サトウの「日本語通訳」としての初仕事は、着任からわずか9か月後の1863年6月24日(文久3年5月9日)、老中で外国事務総裁だった小笠原長行の英国代理公使ニールへの手紙(「5月10日より攘夷を行うと、将軍家茂が孝明天皇に約束したことを知らせる内容でした)を翻訳したことでした。 初仕事から凄い手紙の翻訳!しかも来日してからたったの9か月!「話す」よりは「翻訳」の方が早くできるようになるとは言え、今の日本人でさえ当時の文語体を翻訳することができる人はそういないのではないでしょうか。

サトウ来日後から明治維新まで
生麦事件(1862年)が着任直後の起こります。1863年には薩英戦争。そして下関戦争。この頃に伊藤博文と出会い、高杉晋作の通訳を務めています。

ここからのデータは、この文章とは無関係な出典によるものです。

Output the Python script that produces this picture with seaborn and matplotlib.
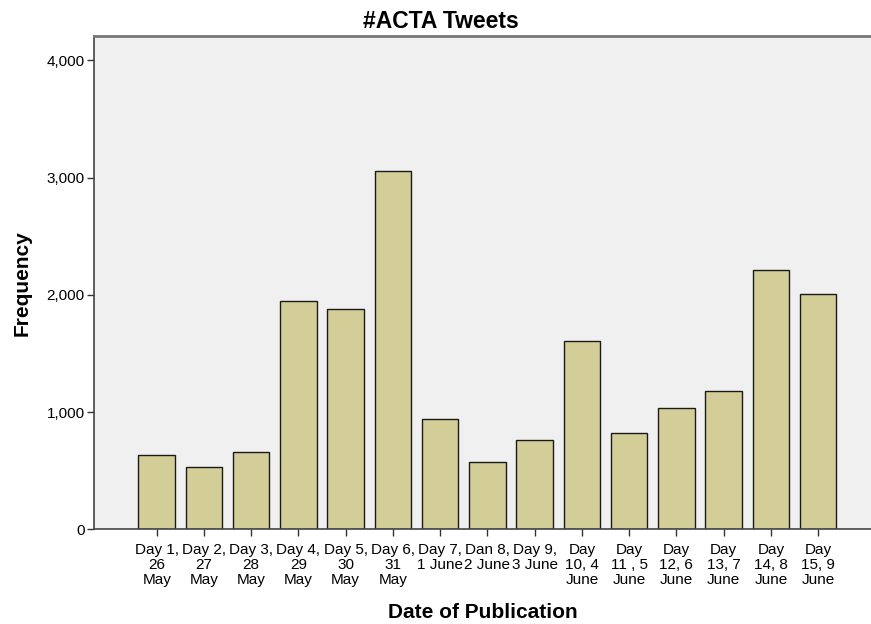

着任3年後(1865年)に英国大使館の通訳官に昇進します。この前後に将来のことを思い帰国を考えるようになるのですが、駐日公使のオールコックから昇進に尽力すると諭されて帰国を思いとどまっています。人生の岐路ですね。そしてこの頃から「薩道愛之助」という日本名を使い始めています。「アーネスト」を「愛之助」って、ひと昔前の暴走族っぽいですが、「佐藤」としていないところが好感持てます。

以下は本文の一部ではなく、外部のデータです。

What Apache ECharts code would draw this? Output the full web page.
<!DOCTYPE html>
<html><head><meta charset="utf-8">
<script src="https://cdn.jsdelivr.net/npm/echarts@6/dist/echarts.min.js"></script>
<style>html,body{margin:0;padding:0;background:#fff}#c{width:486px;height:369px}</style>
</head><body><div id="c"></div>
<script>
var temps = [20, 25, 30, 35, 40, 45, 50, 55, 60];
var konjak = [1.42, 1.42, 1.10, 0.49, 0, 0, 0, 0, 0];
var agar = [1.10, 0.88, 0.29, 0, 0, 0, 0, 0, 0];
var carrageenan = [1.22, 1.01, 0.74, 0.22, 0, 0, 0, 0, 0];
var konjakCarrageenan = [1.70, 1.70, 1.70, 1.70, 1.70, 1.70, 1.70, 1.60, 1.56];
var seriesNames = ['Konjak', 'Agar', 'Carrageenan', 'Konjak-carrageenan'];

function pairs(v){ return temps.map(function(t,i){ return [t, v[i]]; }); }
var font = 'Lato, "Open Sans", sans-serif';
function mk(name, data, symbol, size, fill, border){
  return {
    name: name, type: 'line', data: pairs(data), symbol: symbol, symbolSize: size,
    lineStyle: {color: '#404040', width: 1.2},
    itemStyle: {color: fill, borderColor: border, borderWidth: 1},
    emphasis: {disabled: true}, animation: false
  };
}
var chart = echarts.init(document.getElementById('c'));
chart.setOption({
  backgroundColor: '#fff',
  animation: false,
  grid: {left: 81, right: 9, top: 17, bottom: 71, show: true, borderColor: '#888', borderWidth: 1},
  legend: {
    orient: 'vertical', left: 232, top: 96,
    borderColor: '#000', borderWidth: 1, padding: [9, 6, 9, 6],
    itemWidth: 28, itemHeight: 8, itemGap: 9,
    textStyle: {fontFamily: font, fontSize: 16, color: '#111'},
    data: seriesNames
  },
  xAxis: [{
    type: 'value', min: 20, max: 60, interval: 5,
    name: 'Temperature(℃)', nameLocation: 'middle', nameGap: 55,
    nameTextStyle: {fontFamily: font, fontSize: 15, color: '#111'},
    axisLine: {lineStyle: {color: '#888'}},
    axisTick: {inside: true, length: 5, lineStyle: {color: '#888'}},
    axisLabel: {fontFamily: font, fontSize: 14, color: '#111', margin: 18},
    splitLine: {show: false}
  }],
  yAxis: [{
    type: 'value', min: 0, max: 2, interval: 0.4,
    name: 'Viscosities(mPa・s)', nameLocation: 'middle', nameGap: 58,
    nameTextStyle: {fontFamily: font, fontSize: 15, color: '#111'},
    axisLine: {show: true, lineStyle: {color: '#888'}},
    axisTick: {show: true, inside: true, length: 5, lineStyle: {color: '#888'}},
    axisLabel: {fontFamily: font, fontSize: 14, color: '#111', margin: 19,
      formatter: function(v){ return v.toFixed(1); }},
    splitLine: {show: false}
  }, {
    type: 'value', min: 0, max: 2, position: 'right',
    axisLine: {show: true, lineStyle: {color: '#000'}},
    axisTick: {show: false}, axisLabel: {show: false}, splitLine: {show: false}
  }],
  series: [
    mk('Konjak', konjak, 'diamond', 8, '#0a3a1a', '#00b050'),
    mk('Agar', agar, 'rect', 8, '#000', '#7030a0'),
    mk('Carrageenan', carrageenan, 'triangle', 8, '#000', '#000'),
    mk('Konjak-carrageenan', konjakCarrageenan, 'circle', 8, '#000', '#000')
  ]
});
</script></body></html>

「英国策論」を1866年に匿名で発表します。これは明治維新の原型となったのでは?とと言われるほど内外で話題となったようです。この頃に横浜の大火により、住まいを横浜から泉岳寺(現東京港区)に移します。同僚でアルジャーノン・ミッドフォードと同居します。
1867年には 例幣使に掛川で襲われる事件が起こります(A,サトウ襲撃事件)。そして 大使パークスが将軍徳川慶喜に拝謁した際に通訳を務める。同年にイカルス号水夫殺害事件。それにしても毎年毎年大きな事件に遭遇していますね。
王政復古の大号令後に大阪城で慶喜とパークスの謁見時に通訳を行います(1868年)。
東京で明治天皇と二度目の拝謁を果たします。1869年のことです。
上記以外にも西郷隆盛、五代友厚、後藤象二郎、坂本竜馬、大久保利通、三条実美そして岩倉具視、面白いところではシーボルトの娘イネなど歴史上の人物と会っています。
日本が大きく変わろうとしている時、サトウは通訳官としてまさにその只中にいたのです。時には夷狄として命を狙われたり、日本の最重要な人々と接しました。異国の地でこのようなことが起きるとは『エルギン卿遣日使節録』を読んでいた頃には想像していなかったことでしょう。
「英国策論」
1866年にサトウがThe Japan Timesに匿名・無題で寄稿した文が和訳されてさらに写本され「英国策論」と題されて広まったもの。この題名から大英帝国の正式な政策論として広まってしまい、明治維新にも大きな影響を与えました。この時サトウは22歳!徳川幕府が朝廷の承認なしに結んだ安政五か国条約は無効であり、新たに天皇や諸大名連合と結びなおすべきであるというのが骨子。この頃の幕末の志士たちやアーネスト、みな若いですね。
「A.サトウ襲撃事件」
1867年4月、大阪で英国公使と将軍慶喜との会見で通訳として参加し、その後C.ワーグマンと陸路で江戸へ帰る途中の掛川宿で例幣使らに夜襲をかけられた事件。この頃の例幣使とは日光東照宮の例祭に赴く天皇の勅使で、行きは中山道を使い帰りは江戸経由で東海道を利用していました。サトウは情報から彼らとすれ違うことがないよう、早めに掛川宿に到着していました。夜襲は12人でしたが、護衛の侍に撃退されたそうなのです。映画の中の話みたいですね。因みに英国の記者兼挿絵画家C.ワーグマンはその6年前にも東京高輪の東禅寺で水戸藩浪士の襲撃を受けています。なんとも物騒な世の中。命がけの来日、当時最先端の国から内戦直前の辺境の地への赴任、私には考えられません。